(Given material):
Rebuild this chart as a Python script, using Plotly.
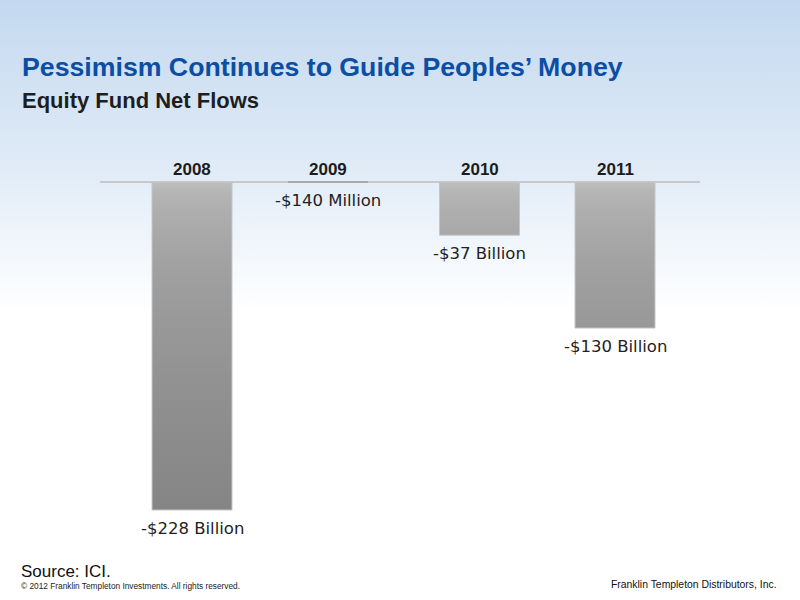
import base64
import plotly.graph_objects as go

# ---- data ----
years = ["2008", "2009", "2010", "2011"]
net_flows = [-228, -0.14, -37, -101.5]          # bar lengths as drawn (US$ billions)
flow_labels = ["-$228 Billion", "-$140 Million", "-$37 Billion", "-$130 Billion"]

title_text = "Pessimism Continues to Guide Peoples\u2019 Money"
subtitle_text = "Equity Fund Net Flows"
source_text = "Source: ICI."
copyright_text = "\u00a9 2012 Franklin Templeton Investments. All rights reserved."
company_text = "Franklin Templeton Distributors, Inc."

# ---- layout / style settings ----
W, H = 800, 600
ML, MR, MT, MB = 100, 100, 150, 40
PW, PH = W - ML - MR, H - MT - MB
PX_PER_SLOT = 141.0                      # pixels between bar slots
BAR_WIDTH = 80 / PX_PER_SLOT             # bar width in slot units
SLOT_NUDGE_PX = [0, -5, 5.5, 0]          # small horizontal placement tweaks (pixels)
BAR_EDGE = ["#c6c6c6", "#9e9e9e", "#c6c6c6", "#c6c6c6"]


def px_x(px):
    return (px - ML) / PW


def px_y(py):
    return (H - MB - py) / PH


NARROW = "Liberation Sans, Arial, sans-serif"
SANS = "Liberation Sans, Arial, Helvetica, sans-serif"
LABEL = "DejaVu Sans, Verdana, sans-serif"

# gray gradient for the bars (dark at the deepest value, light at zero)
grad_stops = []
for d in [0, 0.03, 0.08, 0.16, 0.28, 0.42, 0.6, 0.8, 1.0]:
    g = int(round(191 - 58 * d ** 0.5))
    grad_stops.append([1 - d, "rgb(%d,%d,%d)" % (g, g, g)])
grad_stops.sort(key=lambda s: s[0])

fig = go.Figure()
centers = [i + n / PX_PER_SLOT for i, n in enumerate(SLOT_NUDGE_PX)]
h = BAR_WIDTH / 2
for c, v, edge in zip(centers, net_flows, BAR_EDGE):
    fig.add_trace(go.Scatter(
        x=[c - h, c + h, c + h, c - h, c - h],
        y=[0, 0, v, v, 0],
        mode="lines", fill="toself",
        fillgradient=dict(type="vertical", colorscale=grad_stops,
                          start=min(net_flows), stop=0),
        line=dict(color=edge, width=1 if edge != "#9e9e9e" else 1.5),
        hoverinfo="skip",
    ))

# background gradient (svg image)
svg = (
    '<svg xmlns="http://www.w3.org/2000/svg" width="10" height="600" preserveAspectRatio="none">'
    '<defs><linearGradient id="g" x1="0" y1="0" x2="0" y2="1">'
    '<stop offset="0" stop-color="#c4d9ef"/>'
    '<stop offset="0.25" stop-color="#dde9f6"/>'
    '<stop offset="0.52" stop-color="#ffffff"/>'
    '<stop offset="1" stop-color="#ffffff"/>'
    '</linearGradient></defs>'
    '<rect width="10" height="600" fill="url(#g)"/></svg>'
)
bg_src = "data:image/svg+xml;base64," + base64.b64encode(svg.encode()).decode()

annotations = []
# year labels above zero line
for c, yr in zip(centers, years):
    annotations.append(dict(
        x=c, y=0, xref="x", yref="y", text="<b>%s</b>" % yr, showarrow=False,
        yanchor="bottom", yshift=1,
        font=dict(family=NARROW, size=17, color="#1c1c1c"),
    ))
# value labels below bars
for c, v, lab in zip(centers, net_flows, flow_labels):
    annotations.append(dict(
        x=c, y=v, xref="x", yref="y", text=lab, showarrow=False,
        yanchor="top", yshift=-7,
        font=dict(family=LABEL, size=16.5, color="#222222"),
    ))

annotations += [
    dict(x=px_x(20), y=px_y(67), xref="paper", yref="paper", text="<b>%s</b>" % title_text,
         showarrow=False, xanchor="left", yanchor="middle",
         font=dict(family=SANS, size=26.7, color="#0b4ea4")),
    dict(x=px_x(20), y=px_y(101), xref="paper", yref="paper", text="<b>%s</b>" % subtitle_text,
         showarrow=False, xanchor="left", yanchor="middle",
         font=dict(family=SANS, size=22, color="#1e1e1e")),
    dict(x=px_x(19), y=px_y(571), xref="paper", yref="paper", text=source_text,
         showarrow=False, xanchor="left", yanchor="middle",
         font=dict(family=SANS, size=17, color="#111111")),
    dict(x=px_x(19), y=px_y(586), xref="paper", yref="paper", text=copyright_text,
         showarrow=False, xanchor="left", yanchor="middle",
         font=dict(family=NARROW, size=8.3, color="#222222")),
    dict(x=px_x(779), y=px_y(584), xref="paper", yref="paper", text=company_text,
         showarrow=False, xanchor="right", yanchor="middle",
         font=dict(family=NARROW, size=10.4, color="#111111")),
]

px_per_b = 328 / 228.0

fig.update_layout(
    width=W, height=H, autosize=False,
    margin=dict(l=ML, r=MR, t=MT, b=MB, pad=0),
    paper_bgcolor="#ffffff",
    plot_bgcolor="rgba(0,0,0,0)",
    showlegend=False,
    xaxis=dict(
        visible=False,
        range=[-(192 - ML) / PX_PER_SLOT, 3 + (W - MR - 615) / PX_PER_SLOT],
        fixedrange=True,
    ),
    yaxis=dict(
        range=[-(H - MB - 182) / px_per_b, (182 - MT) / px_per_b],
        showgrid=False, showticklabels=False, ticks="",
        zeroline=True, zerolinecolor="#c9c9c9", zerolinewidth=2,
        showline=False, fixedrange=True,
    ),
    annotations=annotations,
    images=[dict(
        source=bg_src, xref="paper", yref="paper",
        x=px_x(0), y=px_y(0), sizex=W / PW, sizey=H / PH,
        xanchor="left", yanchor="top", sizing="stretch", layer="below",
    )],
)

fig.write_html("out.html", config={"displayModeBar": False},
               post_script="document.body.style.margin='0';")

(Given request): Copy the material above in full and exactly, skipping pictures.

(Worked solution):
Rebuild this chart as a Python script, using Plotly.
import base64
import plotly.graph_objects as go

# ---- data ----
years = ["2008", "2009", "2010", "2011"]
net_flows = [-228, -0.14, -37, -101.5]          # bar lengths as drawn (US$ billions)
flow_labels = ["-$228 Billion", "-$140 Million", "-$37 Billion", "-$130 Billion"]

title_text = "Pessimism Continues to Guide Peoples\u2019 Money"
subtitle_text = "Equity Fund Net Flows"
source_text = "Source: ICI."
copyright_text = "\u00a9 2012 Franklin Templeton Investments. All rights reserved."
company_text = "Franklin Templeton Distributors, Inc."

# ---- layout / style settings ----
W, H = 800, 600
ML, MR, MT, MB = 100, 100, 150, 40
PW, PH = W - ML - MR, H - MT - MB
PX_PER_SLOT = 141.0                      # pixels between bar slots
BAR_WIDTH = 80 / PX_PER_SLOT             # bar width in slot units
SLOT_NUDGE_PX = [0, -5, 5.5, 0]          # small horizontal placement tweaks (pixels)
BAR_EDGE = ["#c6c6c6", "#9e9e9e", "#c6c6c6", "#c6c6c6"]


def px_x(px):
    return (px - ML) / PW


def px_y(py):
    return (H - MB - py) / PH


NARROW = "Liberation Sans, Arial, sans-serif"
SANS = "Liberation Sans, Arial, Helvetica, sans-serif"
LABEL = "DejaVu Sans, Verdana, sans-serif"

# gray gradient for the bars (dark at the deepest value, light at zero)
grad_stops = []
for d in [0, 0.03, 0.08, 0.16, 0.28, 0.42, 0.6, 0.8, 1.0]:
    g = int(round(191 - 58 * d ** 0.5))
    grad_stops.append([1 - d, "rgb(%d,%d,%d)" % (g, g, g)])
grad_stops.sort(key=lambda s: s[0])

fig = go.Figure()
centers = [i + n / PX_PER_SLOT for i, n in enumerate(SLOT_NUDGE_PX)]
h = BAR_WIDTH / 2
for c, v, edge in zip(centers, net_flows, BAR_EDGE):
    fig.add_trace(go.Scatter(
        x=[c - h, c + h, c + h, c - h, c - h],
        y=[0, 0, v, v, 0],
        mode="lines", fill="toself",
        fillgradient=dict(type="vertical", colorscale=grad_stops,
                          start=min(net_flows), stop=0),
        line=dict(color=edge, width=1 if edge != "#9e9e9e" else 1.5),
        hoverinfo="skip",
    ))

# background gradient (svg image)
svg = (
    '<svg xmlns="http://www.w3.org/2000/svg" width="10" height="600" preserveAspectRatio="none">'
    '<defs><linearGradient id="g" x1="0" y1="0" x2="0" y2="1">'
    '<stop offset="0" stop-color="#c4d9ef"/>'
    '<stop offset="0.25" stop-color="#dde9f6"/>'
    '<stop offset="0.52" stop-color="#ffffff"/>'
    '<stop offset="1" stop-color="#ffffff"/>'
    '</linearGradient></defs>'
    '<rect width="10" height="600" fill="url(#g)"/></svg>'
)
bg_src = "data:image/svg+xml;base64," + base64.b64encode(svg.encode()).decode()

annotations = []
# year labels above zero line
for c, yr in zip(centers, years):
    annotations.append(dict(
        x=c, y=0, xref="x", yref="y", text="<b>%s</b>" % yr, showarrow=False,
        yanchor="bottom", yshift=1,
        font=dict(family=NARROW, size=17, color="#1c1c1c"),
    ))
# value labels below bars
for c, v, lab in zip(centers, net_flows, flow_labels):
    annotations.append(dict(
        x=c, y=v, xref="x", yref="y", text=lab, showarrow=False,
        yanchor="top", yshift=-7,
        font=dict(family=LABEL, size=16.5, color="#222222"),
    ))

annotations += [
    dict(x=px_x(20), y=px_y(67), xref="paper", yref="paper", text="<b>%s</b>" % title_text,
         showarrow=False, xanchor="left", yanchor="middle",
         font=dict(family=SANS, size=26.7, color="#0b4ea4")),
    dict(x=px_x(20), y=px_y(101), xref="paper", yref="paper", text="<b>%s</b>" % subtitle_text,
         showarrow=False, xanchor="left", yanchor="middle",
         font=dict(family=SANS, size=22, color="#1e1e1e")),
    dict(x=px_x(19), y=px_y(571), xref="paper", yref="paper", text=source_text,
         showarrow=False, xanchor="left", yanchor="middle",
         font=dict(family=SANS, size=17, color="#111111")),
    dict(x=px_x(19), y=px_y(586), xref="paper", yref="paper", text=copyright_text,
         showarrow=False, xanchor="left", yanchor="middle",
         font=dict(family=NARROW, size=8.3, color="#222222")),
    dict(x=px_x(779), y=px_y(584), xref="paper", yref="paper", text=company_text,
         showarrow=False, xanchor="right", yanchor="middle",
         font=dict(family=NARROW, size=10.4, color="#111111")),
]

px_per_b = 328 / 228.0

fig.update_layout(
    width=W, height=H, autosize=False,
    margin=dict(l=ML, r=MR, t=MT, b=MB, pad=0),
    paper_bgcolor="#ffffff",
    plot_bgcolor="rgba(0,0,0,0)",
    showlegend=False,
    xaxis=dict(
        visible=False,
        range=[-(192 - ML) / PX_PER_SLOT, 3 + (W - MR - 615) / PX_PER_SLOT],
        fixedrange=True,
    ),
    yaxis=dict(
        range=[-(H - MB - 182) / px_per_b, (182 - MT) / px_per_b],
        showgrid=False, showticklabels=False, ticks="",
        zeroline=True, zerolinecolor="#c9c9c9", zerolinewidth=2,
        showline=False, fixedrange=True,
    ),
    annotations=annotations,
    images=[dict(
        source=bg_src, xref="paper", yref="paper",
        x=px_x(0), y=px_y(0), sizex=W / PW, sizey=H / PH,
        xanchor="left", yanchor="top", sizing="stretch", layer="below",
    )],
)

fig.write_html("out.html", config={"displayModeBar": False},
               post_script="document.body.style.margin='0';")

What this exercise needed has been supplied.